Giorgia Meloni può dormire, tra due guanciali, sonni tranquilli, malgrado l’ evidente “empasse” in cui si è infilata da sola.
Al contrario, per quanto concerne il PD è giunto, e non più procrastinabile, il
tempo che si interroghi, in modo severo, sulle responsabilità che gli competono sia nei confronti del Paese, sia in ordine alla storia ed alla cultura politica delle forze che hanno concorso alla sua nascita.
Se il cardine dell’opposizione e della possibile eventuale coalizione alternativa alla destra, in vista delle prossime elezioni politiche, fosse il Partito Democratico che si è visto all’opera ieri l’altro a Strasburgo, il rischio è che neppure vi sia partita. È possibile che gli italiani si sentano incoraggiati ad affidare il Paese ad una forza che, su un tema di politica estera di tale rilievo, salvo spaccarsi a metà come una mela, su espressa indicazione della Segretaria, abbandona il campo e si rannicchia in una pilatesca astensione, priva di ogni effettivo valore politico? E, per di più, si isola dallo stesso
gruppo parlamentare cui appartiene. Si tratta solo di clamorosi errori contingenti oppure dell’onda lunga di un difetto originario ben difficilmente emendabile? Se poi si allarga appena lo sguardo attorno e si osserva l’area del presunto “campo largo” cascano letteralmente le braccia.

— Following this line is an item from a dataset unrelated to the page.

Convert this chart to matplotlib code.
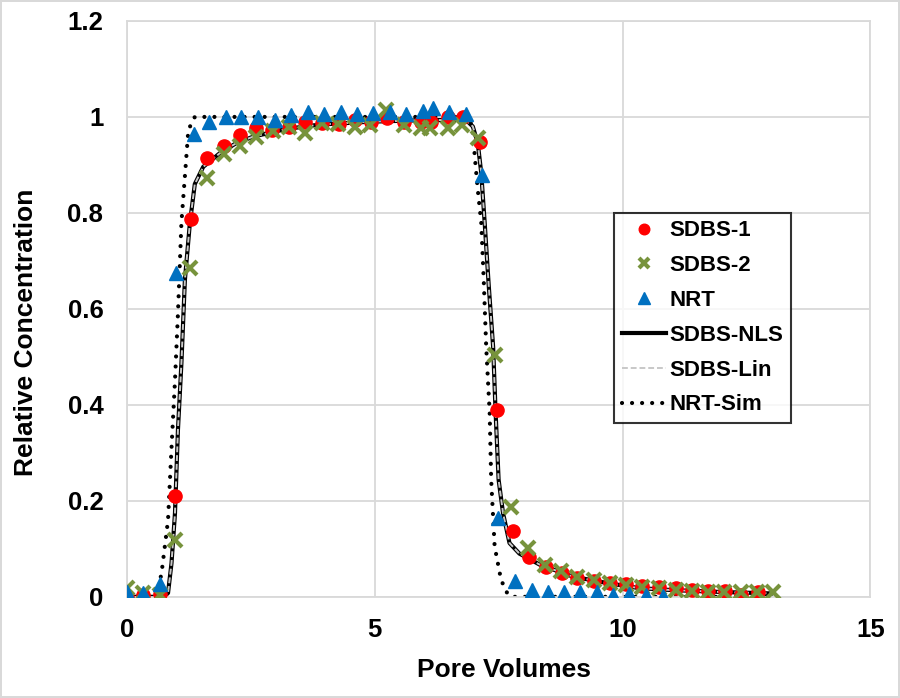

Il PD deve rendersi conto che, ammesso e non concesso che potesse rappresentare una reale alternativa, il “campo largo” ha accumulato tanto piombo nelle ali da non poter più decollare. E da apparire, a questo punto, aleatorio, una sorta di finzione che viene, in una qualche maniera, tenuta in piedi per nascondere la mancanza di ogni altra vera prospettiva strategica.
Non si è mai vista un’alleanza che possa reggere senza aver preventivamente condiviso i capisaldi di una visione comune e tra questi sicuramente rientra la politica estera che, al contrario, contrappone almeno mezzo PD al Movimento 5 Stelle. Per non dire dei Verdi e della sinistra di Fratoianni.

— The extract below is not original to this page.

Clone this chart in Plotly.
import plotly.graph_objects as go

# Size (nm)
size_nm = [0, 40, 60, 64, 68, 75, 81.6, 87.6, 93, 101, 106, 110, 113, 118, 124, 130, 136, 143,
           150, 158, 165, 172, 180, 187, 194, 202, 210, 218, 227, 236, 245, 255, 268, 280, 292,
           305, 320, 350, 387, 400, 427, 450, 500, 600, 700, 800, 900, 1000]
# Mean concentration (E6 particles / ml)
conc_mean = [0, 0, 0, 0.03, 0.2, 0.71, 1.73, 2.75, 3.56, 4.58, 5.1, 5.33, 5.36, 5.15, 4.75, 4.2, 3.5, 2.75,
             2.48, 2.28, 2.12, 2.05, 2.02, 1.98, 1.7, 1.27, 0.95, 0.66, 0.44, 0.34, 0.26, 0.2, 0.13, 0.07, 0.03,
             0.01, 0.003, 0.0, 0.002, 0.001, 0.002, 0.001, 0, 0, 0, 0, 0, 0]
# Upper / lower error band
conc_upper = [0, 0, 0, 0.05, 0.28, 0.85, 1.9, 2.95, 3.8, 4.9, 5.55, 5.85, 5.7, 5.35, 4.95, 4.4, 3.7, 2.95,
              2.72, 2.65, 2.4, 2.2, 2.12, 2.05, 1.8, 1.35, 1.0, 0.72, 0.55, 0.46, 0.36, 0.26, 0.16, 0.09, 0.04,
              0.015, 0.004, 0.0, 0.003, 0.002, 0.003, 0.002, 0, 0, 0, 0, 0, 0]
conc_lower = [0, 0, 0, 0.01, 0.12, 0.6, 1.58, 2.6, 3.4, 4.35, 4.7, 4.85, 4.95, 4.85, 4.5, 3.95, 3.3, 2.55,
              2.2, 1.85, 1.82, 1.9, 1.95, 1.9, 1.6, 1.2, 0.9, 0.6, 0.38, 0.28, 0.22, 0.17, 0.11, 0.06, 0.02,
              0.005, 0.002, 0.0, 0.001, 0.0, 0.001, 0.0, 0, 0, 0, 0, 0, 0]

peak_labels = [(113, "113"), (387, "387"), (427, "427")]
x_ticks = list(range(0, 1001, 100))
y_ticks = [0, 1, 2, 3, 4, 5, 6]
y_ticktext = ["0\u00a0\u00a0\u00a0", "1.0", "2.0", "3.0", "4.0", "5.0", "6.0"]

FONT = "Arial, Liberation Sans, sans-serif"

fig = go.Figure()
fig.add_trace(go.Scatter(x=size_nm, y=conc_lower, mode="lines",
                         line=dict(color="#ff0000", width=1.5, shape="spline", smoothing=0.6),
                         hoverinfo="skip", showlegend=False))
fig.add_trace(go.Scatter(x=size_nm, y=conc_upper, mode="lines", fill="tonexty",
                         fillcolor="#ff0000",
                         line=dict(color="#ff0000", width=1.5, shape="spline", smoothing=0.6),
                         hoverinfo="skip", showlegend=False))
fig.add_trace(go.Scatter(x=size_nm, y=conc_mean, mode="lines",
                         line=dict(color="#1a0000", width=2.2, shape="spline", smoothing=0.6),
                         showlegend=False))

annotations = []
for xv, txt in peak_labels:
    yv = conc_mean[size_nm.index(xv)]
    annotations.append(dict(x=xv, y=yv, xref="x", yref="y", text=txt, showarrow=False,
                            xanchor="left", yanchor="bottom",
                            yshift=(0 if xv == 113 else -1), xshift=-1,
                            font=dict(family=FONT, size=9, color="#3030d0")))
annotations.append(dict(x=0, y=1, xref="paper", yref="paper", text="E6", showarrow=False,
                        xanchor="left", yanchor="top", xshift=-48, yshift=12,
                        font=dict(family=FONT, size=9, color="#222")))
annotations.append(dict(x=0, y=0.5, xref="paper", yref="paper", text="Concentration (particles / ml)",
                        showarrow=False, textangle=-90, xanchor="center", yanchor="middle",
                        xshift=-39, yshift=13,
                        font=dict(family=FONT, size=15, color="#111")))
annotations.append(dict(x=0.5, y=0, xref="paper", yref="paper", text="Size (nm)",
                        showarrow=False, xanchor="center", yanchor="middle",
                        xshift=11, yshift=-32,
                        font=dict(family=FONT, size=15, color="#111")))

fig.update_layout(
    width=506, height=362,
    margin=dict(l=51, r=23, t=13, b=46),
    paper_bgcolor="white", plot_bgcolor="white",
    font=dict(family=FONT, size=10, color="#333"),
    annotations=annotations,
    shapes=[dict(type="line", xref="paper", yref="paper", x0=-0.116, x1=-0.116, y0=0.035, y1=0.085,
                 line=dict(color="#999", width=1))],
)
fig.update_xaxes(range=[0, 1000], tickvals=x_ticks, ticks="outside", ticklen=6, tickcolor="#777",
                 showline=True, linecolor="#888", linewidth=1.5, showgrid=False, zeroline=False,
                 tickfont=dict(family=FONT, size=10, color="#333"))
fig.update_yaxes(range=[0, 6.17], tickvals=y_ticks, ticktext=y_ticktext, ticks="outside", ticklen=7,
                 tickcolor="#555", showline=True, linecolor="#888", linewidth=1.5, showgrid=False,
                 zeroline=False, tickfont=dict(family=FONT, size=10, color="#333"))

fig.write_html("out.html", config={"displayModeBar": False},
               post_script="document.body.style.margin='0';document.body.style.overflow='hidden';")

L’impressione, ad ogni modo, è che il partito vada da una parte e la Segretaria, dall’altra, insegua una sua personale visione che, fin qui trattenuta a fatica, via via si rivela. Forse non c’ è da sorprendersi: la segreteria di Eddy Schlein è nata da une elezione primaria che è del tutto “ altra” cosa rispetto alla elaborazione ed al confronto interno al partito. Il quale, a dimostrazione della sua tara genetica originaria, per forza di cose è costretto ad “esternalizzare”, se così si può dire, l’atto fondamentale della sua vita, cioè la scelta di chi lo debba guidare, affidandola ad un’istanza che lo travalica, non potendo, in altro modo, portare ad una effettiva sintesi politica la dialettica interna tra visioni e culture di differente origine. Le quali sicuramente avrebbero dovuto convergere e sviluppare un’azione congiunta contro la destra, fin d’allora populista, rappresentata da Berlusconi, purché lo facessero dando vita ad una “coalizione” come, a suo tempo, la intese De Gasperi, e non, invece, ad una “fusione”. E la differenza tra questi due differenti approcci che, a prima vista, potrebbe apparire solo una questione tattica o di metodo, è, al contrario, di fondamentale rilievo politico, cosicché, non a caso, tuttora logora l’iniziativa del partito. Il quale, non per nulla, finisce per apparire un luogo dove sono accampate tribù diverse, tenute assieme da reciproche convenienze di potere, piuttosto che un vero ed autentico partito.
Non sorprende, a questo punto, che un autorevole esponente dell’area popolare del PD, come Luigi Zanda, chieda un congresso straordinario del partito e, contestualmente, sganci una bomba di profondità, dichiarando espressamente di ritenere Eddy Schlein inadatta s guidare, da candidata alla guida del governo, lo scontro elettorale con Giorgia Meloni. A tale proposito, resterebbe da dire, in una prossima occasione, del ruolo riservato ai “popolari” nel Partito Democratico.